Hi re:dash team,

Our re:dash POC seems to be getting some traction, and our COO asked if it has Google DFP integration, because that would be a killer feature in his opinion. We checked and the answer is “no”, but we’d like to know if that’s something that would be likely to make its way into the roadmap, and what sort of development effort might be required to achieve that.

(There’s a Python library that connects to DFP that could be useful for this.)


I’m always happy to see additional data sources added to Redash :thumbsup:

I guess the easiest way to have an MVP for such data source will be to have a JSON based “query” that describes the data you want to fetch, and the code that will translate this into calls to DFP’s API.

For reference you can check all the API based data sources, like JIRA (queries example) or Google Analytics (queries example).

I’ll be happy to brainstorm on how to implement this if you get to doing this.

We have an integration of DFP to Redshift. Not direct, but the data can get pipelined to a supported data source. There are some mechanics that create some complexity. For example, auditing to make sure that DC has in fact delivered the expected payloads. Happy to discuss further.

Here are some sample data definitions:

Before we go further, did you mean Redshift or Redash? :slight_smile:

I meant Redshift. :slight_smile:

With the data in Redshift you can easily point Redash to that as a data source. There is post processing that you will typically want to perform after the data comes out of DC, part of which occurs in Redshift. For example, since DC provides no assurances of record uniqueness you need to undertake a de-duplication process. Part of that process occurs in Redshift so a Redash user has the underlying data ready to go.

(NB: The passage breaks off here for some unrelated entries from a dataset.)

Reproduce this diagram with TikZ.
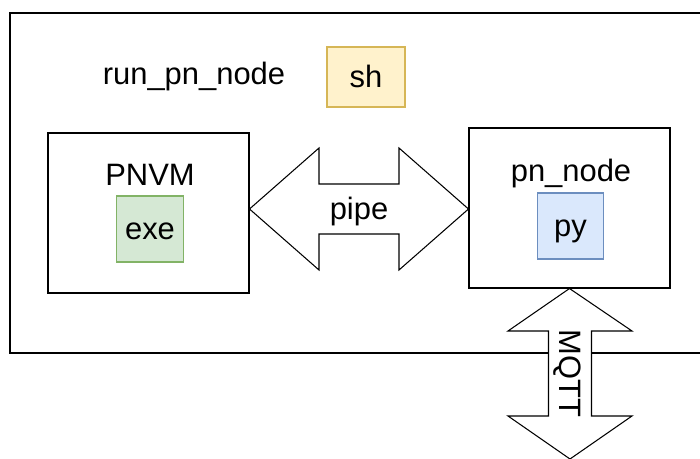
\documentclass[tikz,border=0pt]{standalone}
\usepackage{fontspec}
\setmainfont{Liberation Sans}
\usetikzlibrary{calc}
\definecolor{shfill}{HTML}{FFF2CC}
\definecolor{shdraw}{HTML}{D6B656}
\definecolor{exefill}{HTML}{D5E8D4}
\definecolor{exedraw}{HTML}{82B366}
\definecolor{pyfill}{HTML}{DAE8FC}
\definecolor{pydraw}{HTML}{6C8EBF}
\begin{document}
\begin{tikzpicture}[x=0.02cm, y=-0.02cm, line width=0.6pt,
    every node/.style={font=\fontsize{17.6}{21}\selectfont, text height=15.8pt, text depth=3.5pt},
    box/.style={draw, minimum width=4.02cm, minimum height=3.2cm},
    tag/.style={draw, minimum width=1.33cm, minimum height=1.32cm}]
        \useasboundingbox (0,0) rectangle (700,459);
        \clip (0,0) rectangle (700,459);
        % run_pn_node
        \draw (10,13) rectangle (720,353);
        \node (runlabel) at (194,74) {run\_pn\_node};
        \node [draw=shdraw, fill=shfill, minimum width=1.56cm, minimum height=1.2cm] (sh) at (366,77) {sh};
        % PNVM
        \node [box] (pnvm) at (148.5,213) {};
        \node (pnvmlabel) at (150,175) {PNVM};
        \node [tag, draw=exedraw, fill=exefill] (exe) at (150,229) {exe};
        % pn_node
        \node [box] (pnnode) at (569.5,208) {};
        \node (pnnodelabel) at (571,171) {pn\_node};
        \node [tag, draw=pydraw, fill=pyfill] (py) at (570.5,226) {py};
        % pipe
        \coordinate (pipemid) at (359,209);
        \draw [fill=white] (pnvm.east |- pipemid) -- ($(pipemid)+(-40,-61)$) -- ($(pipemid)+(-40,-25)$)
            -- ($(pipemid)+(40,-25)$) -- ($(pipemid)+(40,-61)$) -- (pnnode.west |- pipemid)
            -- ($(pipemid)+(40,61)$) -- ($(pipemid)+(40,25)$) -- ($(pipemid)+(-40,25)$)
            -- ($(pipemid)+(-40,61)$) -- cycle;
        \node (pipe) at (pipemid) {pipe};
        % MQTT
        \coordinate (mqttmid) at (570,373.5);
        \draw [fill=white] (pnnode.south) -- ($(mqttmid)+(62,-42.5)$) -- ($(mqttmid)+(21.5,-42.5)$)
            -- ($(mqttmid)+(21.5,42.5)$) -- ($(mqttmid)+(62,42.5)$) -- ($(mqttmid)+(0,85.5)$)
            -- ($(mqttmid)+(-62,42.5)$) -- ($(mqttmid)+(-21.5,42.5)$) -- ($(mqttmid)+(-21.5,-42.5)$)
            -- ($(mqttmid)+(-62,-42.5)$) -- cycle;
        \node [rotate=-90] (mqtt) at (mqttmid) {MQTT};
\end{tikzpicture}
\end{document}
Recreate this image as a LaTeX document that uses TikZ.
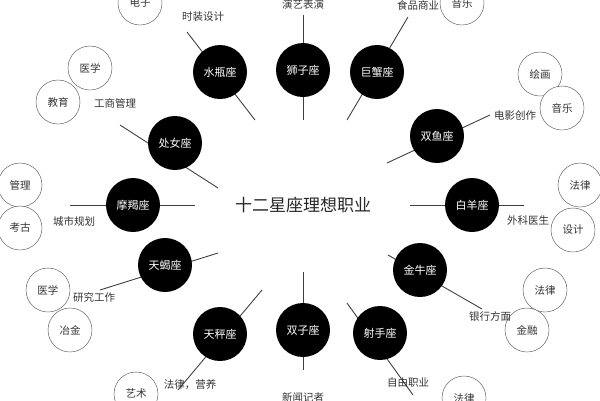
\documentclass[tikz,border=0pt]{standalone}
\usepackage{fontspec}
\setmainfont{Noto Sans CJK SC}
\begin{document}
\begin{tikzpicture}[x=1pt,y=-1pt,
  bc/.style={circle,fill=black,text=white,minimum size=54pt,inner sep=0pt,font=\fontsize{11}{11}\selectfont},
  wc/.style={circle,draw=black!70,fill=white,minimum size=44pt,inner sep=0pt,font=\fontsize{10.5}{11}\selectfont,text=black!80},
  lb/.style={inner sep=1pt,font=\fontsize{10.5}{11}\selectfont,text=black!80},
  ln/.style={draw=black!75,line width=0.9pt}]
\useasboundingbox (0,0) rectangle (600,400);
\node[font=\fontsize{17}{17}\selectfont,text=black!85] (c) at (303,205) {十二星座理想职业};
% connector endpoints
\foreach \n/\a/\b/\c/\d in {sp/255/120/187/32, sz/303/120/303/15, jx/347/120/408/17, sy/387/163/490/115,
  by/410/205/524/205, jn/388/255/482/309, ss/347/303/413/395, sz2/303/272/303/370,
  tc/262/290/178/390, tx/218/253/100/290, mj/195/205/70/205, cn/218/188/120/125}{
  \coordinate (\n i) at (\a,\b); \coordinate (\n o) at (\c,\d);}
\foreach \n in {sp,sz,jx,sy,by,jn,ss,sz2,tc,tx,mj,cn}{\draw[ln] (\n i) -- (\n o);}
\node[bc] (sp) at (220,72) {水瓶座};
\node[bc] (sz) at (303,70) {狮子座};
\node[bc] (jx) at (377,72) {巨蟹座};
\node[bc] (sy) at (437,136) {双鱼座};
\node[bc] (by) at (472,205) {白羊座};
\node[bc] (jn) at (420,270) {金牛座};
\node[bc] (ss) at (380,333) {射手座};
\node[bc] (sz2) at (303,330) {双子座};
\node[bc] (tc) at (220,334) {天秤座};
\node[bc] (tx) at (165,265) {天蝎座};
\node[bc] (mj) at (133,205) {摩羯座};
\node[bc] (cn) at (175,143) {处女座};
% white circles
\node[wc] (w1) at (140,3) {电子};
\node[wc] (w2) at (462,3) {音乐};
\node[wc] (w3) at (90,68) {医学};
\node[wc] (w4) at (58,102) {教育};
\node[wc] (w5) at (540,74) {绘画};
\node[wc] (w6) at (562,108) {音乐};
\node[wc] (w7) at (20,185) {管理};
\node[wc] (w8) at (20,228) {考古};
\node[wc] (w9) at (580,185) {法律};
\node[wc] (w10) at (573,230) {设计};
\node[wc] (w11) at (48,290) {医学};
\node[wc] (w12) at (70,330) {冶金};
\node[wc] (w13) at (545,290) {法律};
\node[wc] (w14) at (527,330) {金融};
\node[wc] (w15) at (136,394) {艺术};
\node[wc] (w16) at (464,398) {法律};
% labels
\node[lb] (l1) at (203,17) {时装设计};
\node[lb] (l2) at (303,4) {演艺表演};
\node[lb] (l3) at (418,5) {食品商业};
\node[lb] (l4) at (515,116) {电影创作};
\node[lb] (l5) at (528,220) {外科医生};
\node[lb] (l6) at (490,316) {银行方面};
\node[lb] (l7) at (408,382) {自由职业};
\node[lb] (l8) at (303,397) {新闻记者};
\node[lb] (l9) at (190,385) {法律，营养};
\node[lb] (l10) at (94,297) {研究工作};
\node[lb] (l11) at (74,221) {城市规划};
\node[lb] (l12) at (115,103) {工商管理};
\end{tikzpicture}
\end{document}
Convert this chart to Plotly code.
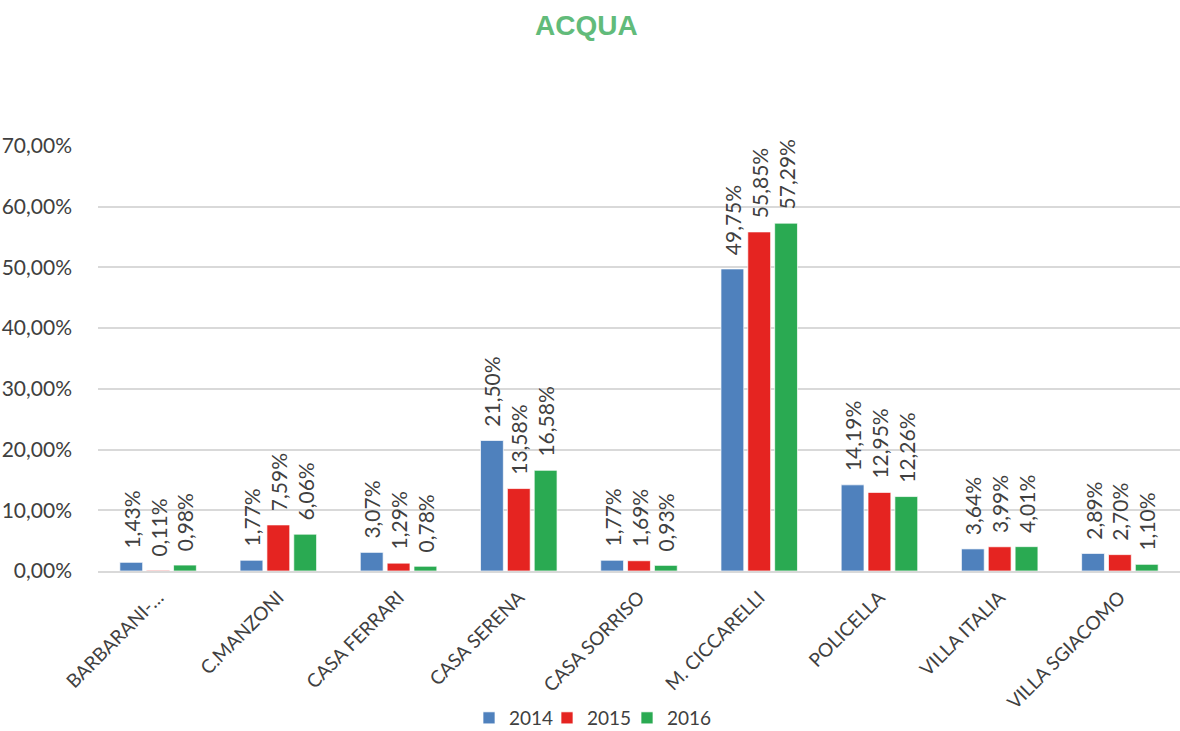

Im also not sure about performance on the Redash side in certain cases like a DC integration. For example, over the course of a month you could easily accumulate over 200M+ rows of data depending on your account activity. My understanding of the Redash model is not to act as a data store per se, but provide the connectivity to a location that is well suited for that role. In your case maybe the data from DC is in the thousands, not millions/billions of records which might be manageable. However, the volume can be significant variable that would need to be cared for at some level if Redash was to become part ETL and part warehouse for DC.

Lastly, I assume you are looking talking about the Reporting API for DC and not data transfer (https://developers.google.com/doubleclick-advertisers/dtv2/overview). Data transfer is another animal altogether :slight_smile:

So in summary, you’re saying that we need to get the DFP data (yes Reporting API) into $some_database and then point Redash to that, because querying that much data over the API doesn’t suit Redash (if not, when does / doesn’t a data source suit Redash)? I don’t know how much data it would be - I can ask our AdOps team.

Yes, exactly. Load DC to a DB then point Redash at that DB and the DC data.

In terms of when does a data source suit Redash, I would need to leave that to @arikfr to clarify.

My 2 cents would say that tools like Redash look for an abstraction between the database (i.e. Redshift, MySQL…) and how that data arrived into that DB. I don’t think Redash is focused on pipelining data from upstream sources and then storing it locally/internally. I could be wrong. There are some cases, like Google Analytics, where that is not true. However, to me the sweet spot is connecting Redash to a database where any ETL/ELT has already occurred.

In general, I’m happy to merge in any data source that someone finds useful. But I think that datasources that need further data manipulation are less of use in Redash’s context.